Without including the pictures, copy out every line below.

--- Start Provided material ---

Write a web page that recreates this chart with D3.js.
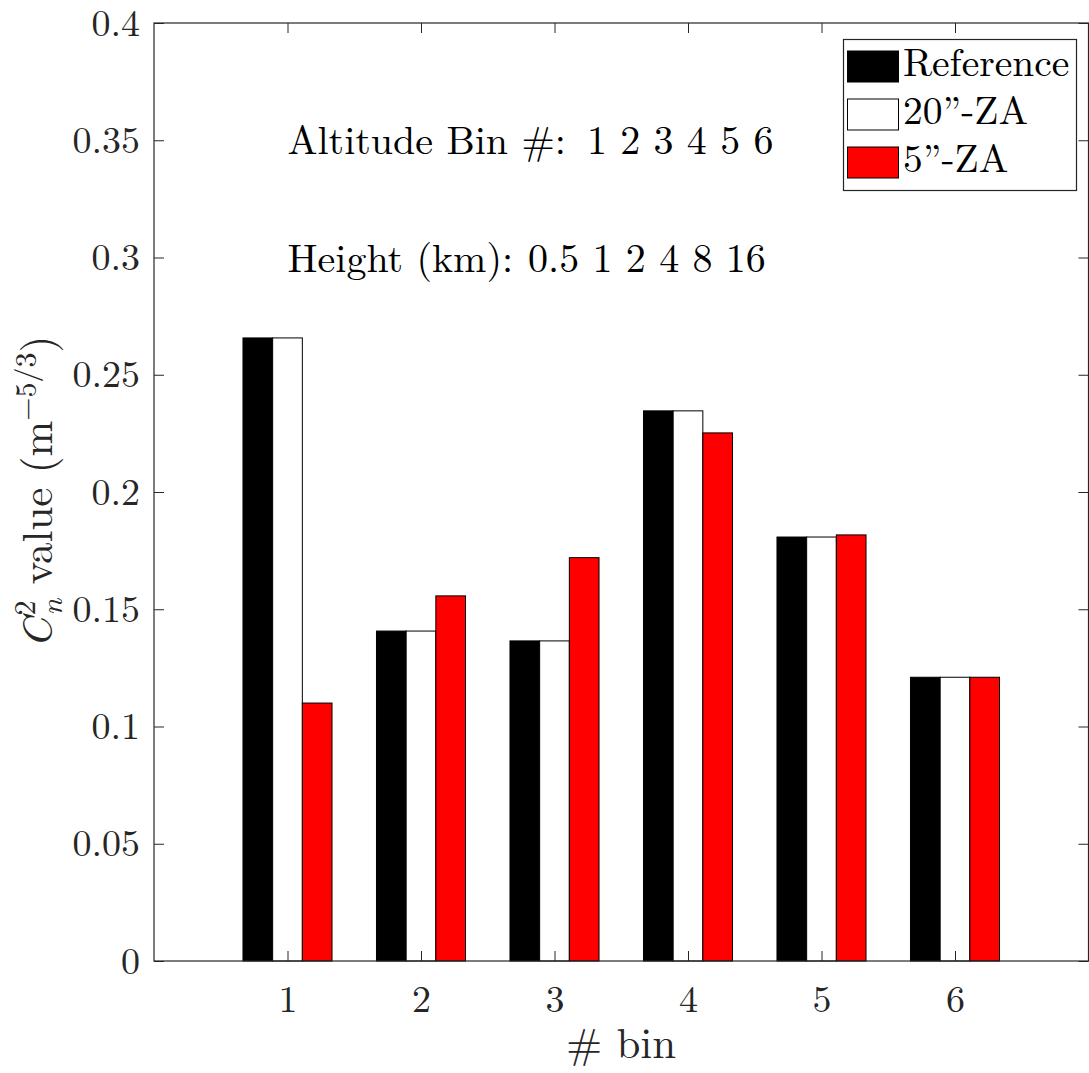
<!DOCTYPE html>
<html>
<head>
<meta charset="utf-8">
<script src="https://cdn.jsdelivr.net/npm/d3@7"></script>
<style>
  html, body { margin: 0; padding: 0; background: #fff; }
  svg { display: block; }
</style>
</head>
<body>
<svg id="chart" width="1089" height="1073"></svg>
<script>
// Altitude bins and the Cn^2 value of each profile
const bins = [1, 2, 3, 4, 5, 6];
const seriesNames = ["Reference", "20”-ZA", "5”-ZA"];
const reference = [0.2657, 0.1407, 0.1365, 0.2346, 0.1808, 0.1210];
const za20 = [0.2657, 0.1407, 0.1365, 0.2346, 0.1808, 0.1210];
const za5 = [0.1100, 0.1557, 0.1720, 0.2252, 0.1817, 0.1210];
const seriesFill = ["#000000", "#ffffff", "#ff0000"];
const yTicks = [0, 0.05, 0.1, 0.15, 0.2, 0.25, 0.3, 0.35, 0.4];
const xTicks = [1, 2, 3, 4, 5, 6];
const noteHeads = ["Altitude Bin #:", "Height (km):"];
const noteValues = ["1 2 3 4 5 6", "0.5 1 2 4 8 16"];
const noteGap = [21, 15];
const noteY = [0.35, 0.30];

const svg = d3.select("#chart");
const plotL = 154, plotR = 1088.5, plotT = 23, plotB = 961;
const axisColor = "#262626";
const serif = "'Latin Modern Roman', 'CMU Serif', 'Liberation Serif', serif";

const x = d3.scaleLinear().domain([0, 7]).range([plotL, plotR]);
const y = d3.scaleLinear().domain([0, 0.4]).range([plotB, plotT]);

const values = [reference, za20, za5];
const groupWidth = 0.667;
const barW = groupWidth / 3;

// grouped bars
const gBars = svg.append("g");
values.forEach((vals, s) => {
  gBars.selectAll(null)
    .data(bins.map((b, i) => ({ b, v: vals[i] })))
    .join("rect")
    .attr("x", d => x(d.b - groupWidth / 2 + s * barW))
    .attr("width", x(barW) - x(0))
    .attr("y", d => y(d.v))
    .attr("height", d => y(0) - y(d.v))
    .attr("fill", seriesFill[s])
    .attr("stroke", "#000")
    .attr("stroke-width", 1);
});

// axes: ticks point inward on all four sides
const tickLen = 10;
const axL = d3.axisLeft(y).tickValues(yTicks).tickFormat(d => d === 0 ? "0" : String(+d.toFixed(2))).tickSizeInner(-tickLen).tickSizeOuter(0).tickPadding(14);
const axR = d3.axisRight(y).tickValues(yTicks).tickFormat("").tickSizeInner(-tickLen).tickSizeOuter(0);
const axB = d3.axisBottom(x).tickValues(xTicks).tickFormat(d3.format("d")).tickSizeInner(-tickLen).tickSizeOuter(0).tickPadding(24);
const axT = d3.axisTop(x).tickValues(xTicks).tickFormat("").tickSizeInner(-tickLen).tickSizeOuter(0);

function style(g) {
  g.attr("font-family", serif).attr("font-size", 38);
  g.select(".domain").remove();
  g.selectAll(".tick line").attr("stroke", axisColor).attr("stroke-width", 1);
  g.selectAll(".tick text").attr("fill", axisColor);
}
svg.append("g").attr("transform", `translate(${plotL},0)`).call(axL).call(style);
svg.append("g").attr("transform", `translate(${plotR},0)`).call(axR).call(style);
svg.append("g").attr("transform", `translate(0,${plotB})`).call(axB).call(style);
svg.append("g").attr("transform", `translate(0,${plotT})`).call(axT).call(style);

// box
svg.append("rect")
  .attr("x", plotL).attr("y", plotT)
  .attr("width", plotR - plotL).attr("height", plotB - plotT)
  .attr("fill", "none").attr("stroke", axisColor).attr("stroke-width", 1.2);

// axis labels
svg.append("text")
  .attr("x", (plotL + plotR) / 2).attr("y", 1058)
  .attr("text-anchor", "middle")
  .attr("font-family", serif)
  .attr("font-size", 43)
  .attr("fill", axisColor)
  .text("# bin");

const yl = svg.append("text")
  .attr("transform", `translate(52,${(plotT + plotB) / 2}) rotate(-90)`)
  .attr("text-anchor", "middle")
  .attr("font-family", serif)
  .attr("font-size", 43)
  .attr("fill", axisColor);
yl.append("tspan").attr("font-style", "italic").text("C");
yl.append("tspan").attr("dx", 2).attr("dy", -17).attr("font-size", 30).text("2");
yl.append("tspan").attr("dx", -15).attr("dy", 27).attr("font-size", 30).attr("font-style", "italic").text("n");
yl.append("tspan").attr("dy", -10).text(" value (m");
yl.append("tspan").attr("dy", -16).attr("font-size", 30).text("−5/3");
yl.append("tspan").attr("dy", 16).text(")");

// annotation lines
const notes = svg.selectAll(".note")
  .data(noteHeads)
  .join("text")
  .attr("class", "note")
  .attr("x", x(1))
  .attr("y", (d, i) => y(noteY[i]))
  .attr("dy", "0.35em")
  .attr("font-family", serif)
  .attr("font-size", 40)
  .attr("fill", "#000");
notes.append("tspan").text(d => d);
notes.append("tspan").attr("dx", (d, i) => noteGap[i]).text((d, i) => noteValues[i]);

// legend
const lg = svg.append("g");
lg.append("rect")
  .attr("x", 843.5).attr("y", 39.5).attr("width", 233).attr("height", 151)
  .attr("fill", "#fff").attr("stroke", axisColor).attr("stroke-width", 1.2);
const swY = [51, 99, 147];
const txtY = [76, 124, 172];
seriesNames.forEach((name, i) => {
  lg.append("rect")
    .attr("x", 847.5).attr("y", swY[i]).attr("width", 51).attr("height", 31)
    .attr("fill", seriesFill[i]).attr("stroke", "#000").attr("stroke-width", 1);
  lg.append("text")
    .attr("x", 903).attr("y", txtY[i])
    .attr("font-family", serif)
    .attr("font-size", 39.5).attr("fill", "#000")
    .text(name);
});
</script>
</body>
</html>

--- End Provided material ---

*In response*
Write a web page that recreates this chart with D3.js.
<!DOCTYPE html>
<html>
<head>
<meta charset="utf-8">
<script src="https://cdn.jsdelivr.net/npm/d3@7"></script>
<style>
  html, body { margin: 0; padding: 0; background: #fff; }
  svg { display: block; }
</style>
</head>
<body>
<svg id="chart" width="1089" height="1073"></svg>
<script>
// Altitude bins and the Cn^2 value of each profile
const bins = [1, 2, 3, 4, 5, 6];
const seriesNames = ["Reference", "20”-ZA", "5”-ZA"];
const reference = [0.2657, 0.1407, 0.1365, 0.2346, 0.1808, 0.1210];
const za20 = [0.2657, 0.1407, 0.1365, 0.2346, 0.1808, 0.1210];
const za5 = [0.1100, 0.1557, 0.1720, 0.2252, 0.1817, 0.1210];
const seriesFill = ["#000000", "#ffffff", "#ff0000"];
const yTicks = [0, 0.05, 0.1, 0.15, 0.2, 0.25, 0.3, 0.35, 0.4];
const xTicks = [1, 2, 3, 4, 5, 6];
const noteHeads = ["Altitude Bin #:", "Height (km):"];
const noteValues = ["1 2 3 4 5 6", "0.5 1 2 4 8 16"];
const noteGap = [21, 15];
const noteY = [0.35, 0.30];

const svg = d3.select("#chart");
const plotL = 154, plotR = 1088.5, plotT = 23, plotB = 961;
const axisColor = "#262626";
const serif = "'Latin Modern Roman', 'CMU Serif', 'Liberation Serif', serif";

const x = d3.scaleLinear().domain([0, 7]).range([plotL, plotR]);
const y = d3.scaleLinear().domain([0, 0.4]).range([plotB, plotT]);

const values = [reference, za20, za5];
const groupWidth = 0.667;
const barW = groupWidth / 3;

// grouped bars
const gBars = svg.append("g");
values.forEach((vals, s) => {
  gBars.selectAll(null)
    .data(bins.map((b, i) => ({ b, v: vals[i] })))
    .join("rect")
    .attr("x", d => x(d.b - groupWidth / 2 + s * barW))
    .attr("width", x(barW) - x(0))
    .attr("y", d => y(d.v))
    .attr("height", d => y(0) - y(d.v))
    .attr("fill", seriesFill[s])
    .attr("stroke", "#000")
    .attr("stroke-width", 1);
});

// axes: ticks point inward on all four sides
const tickLen = 10;
const axL = d3.axisLeft(y).tickValues(yTicks).tickFormat(d => d === 0 ? "0" : String(+d.toFixed(2))).tickSizeInner(-tickLen).tickSizeOuter(0).tickPadding(14);
const axR = d3.axisRight(y).tickValues(yTicks).tickFormat("").tickSizeInner(-tickLen).tickSizeOuter(0);
const axB = d3.axisBottom(x).tickValues(xTicks).tickFormat(d3.format("d")).tickSizeInner(-tickLen).tickSizeOuter(0).tickPadding(24);
const axT = d3.axisTop(x).tickValues(xTicks).tickFormat("").tickSizeInner(-tickLen).tickSizeOuter(0);

function style(g) {
  g.attr("font-family", serif).attr("font-size", 38);
  g.select(".domain").remove();
  g.selectAll(".tick line").attr("stroke", axisColor).attr("stroke-width", 1);
  g.selectAll(".tick text").attr("fill", axisColor);
}
svg.append("g").attr("transform", `translate(${plotL},0)`).call(axL).call(style);
svg.append("g").attr("transform", `translate(${plotR},0)`).call(axR).call(style);
svg.append("g").attr("transform", `translate(0,${plotB})`).call(axB).call(style);
svg.append("g").attr("transform", `translate(0,${plotT})`).call(axT).call(style);

// box
svg.append("rect")
  .attr("x", plotL).attr("y", plotT)
  .attr("width", plotR - plotL).attr("height", plotB - plotT)
  .attr("fill", "none").attr("stroke", axisColor).attr("stroke-width", 1.2);

// axis labels
svg.append("text")
  .attr("x", (plotL + plotR) / 2).attr("y", 1058)
  .attr("text-anchor", "middle")
  .attr("font-family", serif)
  .attr("font-size", 43)
  .attr("fill", axisColor)
  .text("# bin");

const yl = svg.append("text")
  .attr("transform", `translate(52,${(plotT + plotB) / 2}) rotate(-90)`)
  .attr("text-anchor", "middle")
  .attr("font-family", serif)
  .attr("font-size", 43)
  .attr("fill", axisColor);
yl.append("tspan").attr("font-style", "italic").text("C");
yl.append("tspan").attr("dx", 2).attr("dy", -17).attr("font-size", 30).text("2");
yl.append("tspan").attr("dx", -15).attr("dy", 27).attr("font-size", 30).attr("font-style", "italic").text("n");
yl.append("tspan").attr("dy", -10).text(" value (m");
yl.append("tspan").attr("dy", -16).attr("font-size", 30).text("−5/3");
yl.append("tspan").attr("dy", 16).text(")");

// annotation lines
const notes = svg.selectAll(".note")
  .data(noteHeads)
  .join("text")
  .attr("class", "note")
  .attr("x", x(1))
  .attr("y", (d, i) => y(noteY[i]))
  .attr("dy", "0.35em")
  .attr("font-family", serif)
  .attr("font-size", 40)
  .attr("fill", "#000");
notes.append("tspan").text(d => d);
notes.append("tspan").attr("dx", (d, i) => noteGap[i]).text((d, i) => noteValues[i]);

// legend
const lg = svg.append("g");
lg.append("rect")
  .attr("x", 843.5).attr("y", 39.5).attr("width", 233).attr("height", 151)
  .attr("fill", "#fff").attr("stroke", axisColor).attr("stroke-width", 1.2);
const swY = [51, 99, 147];
const txtY = [76, 124, 172];
seriesNames.forEach((name, i) => {
  lg.append("rect")
    .attr("x", 847.5).attr("y", swY[i]).attr("width", 51).attr("height", 31)
    .attr("fill", seriesFill[i]).attr("stroke", "#000").attr("stroke-width", 1);
  lg.append("text")
    .attr("x", 903).attr("y", txtY[i])
    .attr("font-family", serif)
    .attr("font-size", 39.5).attr("fill", "#000")
    .text(name);
});
</script>
</body>
</html>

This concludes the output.